**Required work:** Scan the material below for the string "that", and copy every line where it shows up.

##### Data for the task #####

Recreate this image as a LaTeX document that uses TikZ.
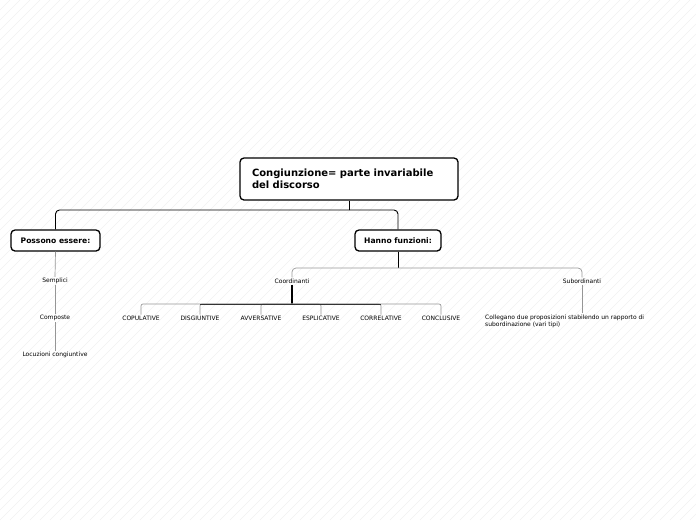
\documentclass[tikz,border=0pt]{standalone}
\usepackage{fontspec}
\setmainfont{DejaVu Sans}
\usetikzlibrary{positioning}
\definecolor{hatch}{RGB}{240,240,240}
\definecolor{branch}{RGB}{150,150,150}

\begin{document}
\begin{tikzpicture}[x=1pt,y=-1pt,
  topic/.style={draw=black,line width=1.3pt,rounded corners=4pt,fill=white,
                font=\fontsize{7.6}{9}\selectfont\bfseries,
                minimum height=21pt,inner xsep=4pt},
  leaf/.style={inner sep=1pt,font=\fontsize{6}{7.2}\selectfont},
  main/.style={draw,line width=0.9pt},
  sub/.style={draw=branch,line width=0.7pt}]
  \useasboundingbox (0,0) rectangle (696,520);
  % hatched background
  \begin{scope}
    \clip (0,0) rectangle (696,520);
    \foreach \k in {-520,-510,...,700}
      \draw[hatch,line width=0.5pt] (\k,520) -- (\k+520,0);
  \end{scope}
  % central topic
  \node[topic,minimum width=218pt,minimum height=42pt,text width=194pt,
        align=left,inner xsep=12pt,font=\fontsize{10}{12.5}\selectfont\bfseries]
        (root) at (349,179) {Congiunzione= parte invariabile\\del discorso};
  \node[topic,minimum width=89pt] (possono) at (55.5,240.5) {Possono essere:};
  \node[topic,minimum width=86pt] (hanno) at (398,240.5) {Hanno funzioni:};
  \draw[main] (root.south) -- (349,210) coordinate (j1);
  \draw[main,rounded corners=4pt] (j1) -| (possono.north);
  \draw[main,rounded corners=4pt] (j1) -| (hanno.north);
  % left branch
  \node[leaf] (semplici) at (55,281) {Semplici};
  \node[leaf] (composte) at (55,318) {Composte};
  \node[leaf] (locuzioni) at (55,355) {Locuzioni congiuntive};
  \draw[sub] (possono.south) -- (semplici.north);
  \draw[sub] (semplici.south) -- (composte.north);
  \draw[sub] (composte.south) -- (locuzioni.north);
  % right branch
  \node[leaf] (coord) at (292,281) {Coordinanti};
  \node[leaf] (subord) at (582,281) {Subordinanti};
  \draw[main] (hanno.south) -- (398,268) coordinate (j2);
  \draw[sub,rounded corners=4pt] (j2) -| (coord.north);
  \draw[sub,rounded corners=4pt] (j2) -| (subord.north);
  % coordinanti
  \draw[line width=1.2pt] (coord.south) -- (292,304) coordinate (j3);
  \foreach \x/\name/\txt in {141/copul/COPULATIVE,200/disg/DISGIUNTIVE,
      261/avv/AVVERSATIVE,321/espl/ESPLICATIVE,381/corr/CORRELATIVE,
      441/concl/CONCLUSIVE} {
    \node[leaf] (\name) at (\x,318) {\txt};
    \draw[sub,rounded corners=2pt] (j3) -| (\name.north);
  }
  \draw[black!80,line width=0.8pt] (200,304) -- (381,304);
  % subordinanti
  \node[leaf,anchor=north west,align=left,inner sep=0pt] (colleg) at (485,314.5)
    {Collegano due proposizioni stabilendo un rapporto di\\subordinazione (vari tipi)};
  \draw[sub] (subord.south) -- (582,313);
\end{tikzpicture}
\end{document}
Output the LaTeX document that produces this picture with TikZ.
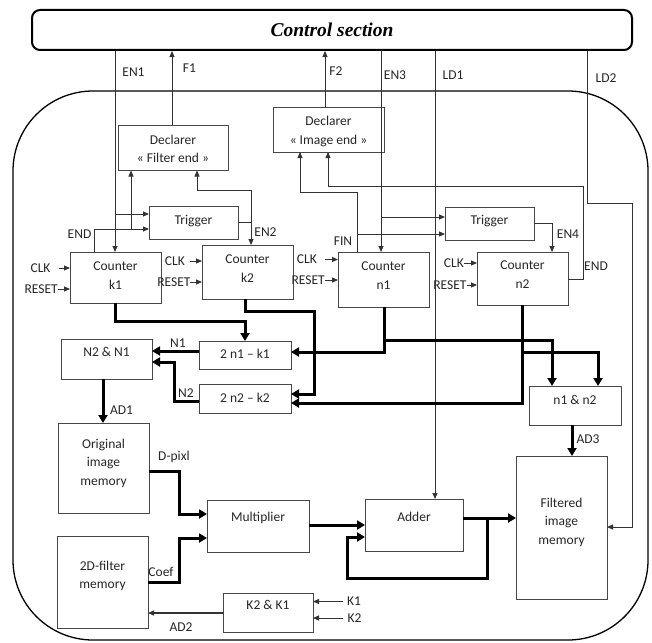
\documentclass[tikz,border=0pt]{standalone}
\usepackage{fontspec}
\setmainfont{Carlito}
\newfontfamily\tnr{Liberation Serif}
\usetikzlibrary{arrows.meta}
\newcommand\lbl{\fontsize{13.5}{18.5}\selectfont}
\tikzset{
  box/.style={draw=black!72, line width=0.9pt, inner sep=0pt, outer sep=0pt},
  txt/.style={inner sep=0pt, align=center, font=\lbl, text=black!85},
  lab/.style={inner sep=0pt, font=\lbl, text=black!85},
  sig/.style={draw=black!80, line width=0.9pt, -{Triangle[length=6pt,width=5pt]}},
  bus/.style={draw=black, line width=3pt, -{Triangle[length=8pt,width=9pt]}},
}
\newcommand\blk[7]{%
  \node[box, minimum width={#4-#2}, minimum height={#5-#3}] (#1) at ({(#2+#4)/2},{(#3+#5)/2}) {};
  \node[txt] (#1t) at ({(#2+#4)/2},#6) {#7};}
\begin{document}
\begin{tikzpicture}[x=1pt,y=-1pt]
\useasboundingbox (0,0) rectangle (652,642);
% frame
\node[draw=black, line width=1.3pt, rounded corners=80pt, minimum width=635, minimum height=549, inner sep=0pt] (frame) at (330.5,365.5) {};
% control section
\node[draw=black, line width=2pt, rounded corners=8pt, minimum width=600, minimum height=40, inner sep=0pt, fill=white] (cs) at (332,30) {\tnr\bfseries\itshape\fontsize{19.5}{22}\selectfont Control section};
% blocks
\blk{declF}{118}{125}{228}{170.5}{149}{Declarer\\« Filter end »}
\blk{declI}{273}{107}{384}{152}{131.7}{Declarer\\« Image end »}
\blk{trigL}{149}{206}{238}{239}{221}{Trigger}
\blk{trigR}{445}{207}{534}{240}{221}{Trigger}
\blk{k1}{70}{252}{161}{303}{275.5}{Counter\\k1}
\blk{k2}{202}{245}{293}{299}{268.5}{Counter\\k2}
\blk{n1}{338}{252}{429}{307}{275.5}{Counter\\n1}
\blk{n2}{477}{252}{568}{305}{274.5}{Counter\\n2}
\blk{d1}{199}{341}{291}{369}{354}{2 n1 – k1}
\blk{d2}{199}{384}{291}{413}{398}{2 n2 – k2}
\blk{nn}{61}{339}{152}{379}{352}{N2 \& N1}
\blk{mm}{529}{386}{621}{425}{400}{n1 \& n2}
\blk{orig}{58}{423}{149}{513}{463}{Original\\image\\memory}
\blk{filtd}{57}{536}{148}{628}{576}{2D-filter\\memory}
\blk{mult}{207}{500}{309}{552}{518}{Multiplier}
\blk{adder}{365}{499}{463}{551}{517}{Adder}
\blk{filt}{516}{456}{607}{599}{522}{Filtered\\image\\memory}
\blk{kk}{223}{593}{313}{632}{605}{K2 \& K1}
% labels
\node[lab] (len1) at (133.5,72.5) {EN1};
\node[lab] (lf1) at (189.5,68) {F1};
\node[lab] (lf2) at (336,71) {F2};
\node[lab] (len3) at (395,75) {EN3};
\node[lab] (lld1) at (453,75) {LD1};
\node[lab] (lld2) at (606,78) {LD2};
\node[lab] (lend1) at (79.5,234) {END};
\node[lab] (len2) at (265.5,232) {EN2};
\node[lab] (lfin) at (343,241) {FIN};
\node[lab] (len4) at (568,234) {EN4};
\node[lab] (lend2) at (596,266) {END};
\node[lab] (ln1) at (178,343) {N1};
\node[lab] (ln2) at (186,393) {N2};
\node[lab] (lad1) at (121.5,410) {AD1};
\node[lab] (lad3) at (588,439) {AD3};
\node[lab] (ldp) at (174,457) {D-pixl};
\node[lab] (lcoef) at (161,572) {Coef};
\node[lab] (lad2) at (181,627.5) {AD2};
\node[lab] (lk1) at (354,601.5) {K1};
\node[lab] (lk2) at (354.5,618) {K2};
% clock / reset
\node[lab, anchor=east] (clk1) at (50.7,268) {CLK};
\node[lab, anchor=east] (rst1) at (58,289) {RESET};
\node[lab, anchor=east] (clk2) at (185,261) {CLK};
\node[lab, anchor=east] (rst2) at (190.7,282) {RESET};
\node[lab, anchor=east] (clk3) at (317,259.5) {CLK};
\node[lab, anchor=east] (rst3) at (325,280) {RESET};
\node[lab, anchor=east] (clk4) at (464,263) {CLK};
\node[lab, anchor=east] (rst4) at (466.7,285) {RESET};
\draw[sig] ([xshift=8pt]clk1.east) -- (k1.west |- clk1.east);
\draw[sig] (rst1.east) -- (k1.west |- rst1.east);
\draw[sig] ([xshift=5pt]clk2.east) -- (k2.west |- clk2.east);
\draw[sig] ([xshift=-1pt]rst2.east) -- (k2.west |- rst2.east);
\draw[sig] ([xshift=8pt]clk3.east) -- (n1.west |- clk3.east);
\draw[sig] (rst3.east) -- (n1.west |- rst3.east);
\draw[sig] (clk4.east) -- (n2.west |- clk4.east);
\draw[sig] (rst4.east) -- (n2.west |- rst4.east);
% control signals
\draw[sig] (cs.south -| 115,0) -- (k1.north -| 115,0);
\draw[sig] (115,214) -- (trigL.west |- 0,214);
\draw[sig] (k1.north -| 94,0) -- (94,229) -- (trigL.west |- 0,229);
\draw[sig] (131,229) -- (declF.south -| 131,0);
\draw[sig] (trigL.east |- 0,222.5) -- (251,222.5) -- (k2.north -| 251,0);
\draw[sig] (251,222.5) -- (251,190) -- (197,190) -- (declF.south -| 197,0);
\draw[sig] (declF.north -| 172,0) -- (cs.south -| 172,0);
\draw[sig] (declI.north -| 325,0) -- (cs.south -| 325,0);
\draw[sig] (cs.south -| 381,0) -- (n1.north -| 381,0);
\draw[sig] (381,217) -- (trigR.west |- 0,217);
\draw[sig] (n1.north -| 357,0) -- (357,192) -- (300,192) -- (declI.south -| 300,0);
\draw[sig] (357,234) -- (trigR.west |- 0,234);
\draw[sig] (trigR.east |- 0,223) -- (552,223) -- (n2.north -| 552,0);
\draw[sig] (n2.east |- 0,279) -- (583,279) -- (583,186) -- (328,186) -- (declI.south -| 328,0);
\draw[sig] (cs.south -| 435,0) -- (adder.north -| 435,0);
\draw[sig] (cs.south -| 587,0) -- (587,203) -- (632,203) -- (632,527) -- (filt.east |- 0,527);
% buses
\draw[bus] (k1.south -| 115,0) -- (115,321) -- (d1.north |- 0,321) -- (d1.north);
\draw[bus] (k2.south -| 245,0) -- (245,311) -- (314,311) -- (314,394) -- (d2.east |- 0,394);
\draw[bus] (n1.south -| 384,0) -- (384,352) -- (d1.east |- 0,352);
\draw[bus] (384,340) -- (552,340) -- (mm.north -| 552,0);
\draw[bus] (n2.south -| 522,0) -- (522,403) -- (d2.east |- 0,403);
\draw[bus] (522,352) -- (598,352) -- (mm.north -| 598,0);
\draw[bus] (d1.west |- 0,351) -- (nn.east |- 0,351);
\draw[bus] (d2.west |- 0,401.7) -- (174,401.7) -- (174,362) -- (nn.east |- 0,362);
\draw[bus] (nn.south -| 103,0) -- (orig.north -| 103,0);
\draw[bus] (orig.east |- 0,471) -- (179,471) -- (179,514) -- (mult.west |- 0,514);
\draw[bus] (filtd.east |- 0,582) -- (179,582) -- (179,538) -- (mult.west |- 0,538);
\draw[bus] (mult.east |- 0,525) -- (adder.west |- 0,525);
\draw[bus] (adder.east |- 0,518) -- (filt.west |- 0,518);
\draw[bus] (487,518) -- (487,578) -- (347,578) -- (347,537) -- (adder.west |- 0,537);
\draw[bus] (mm.south -| 572,0) -- (filt.north -| 572,0);
% K inputs and AD2
\draw[sig, line width=1.3pt] (kk.west |- 0,613) -- (filtd.east |- 0,613);
\draw[sig] ([xshift=-4pt]lk1.west) -- (kk.east |- lk1.west);
\draw[sig] ([xshift=-4pt]lk2.west) -- (kk.east |- lk2.west);
\end{tikzpicture}
\end{document}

#####

**Written solution:**
Recreate this image as a LaTeX document that uses TikZ.
Output the LaTeX document that produces this picture with TikZ.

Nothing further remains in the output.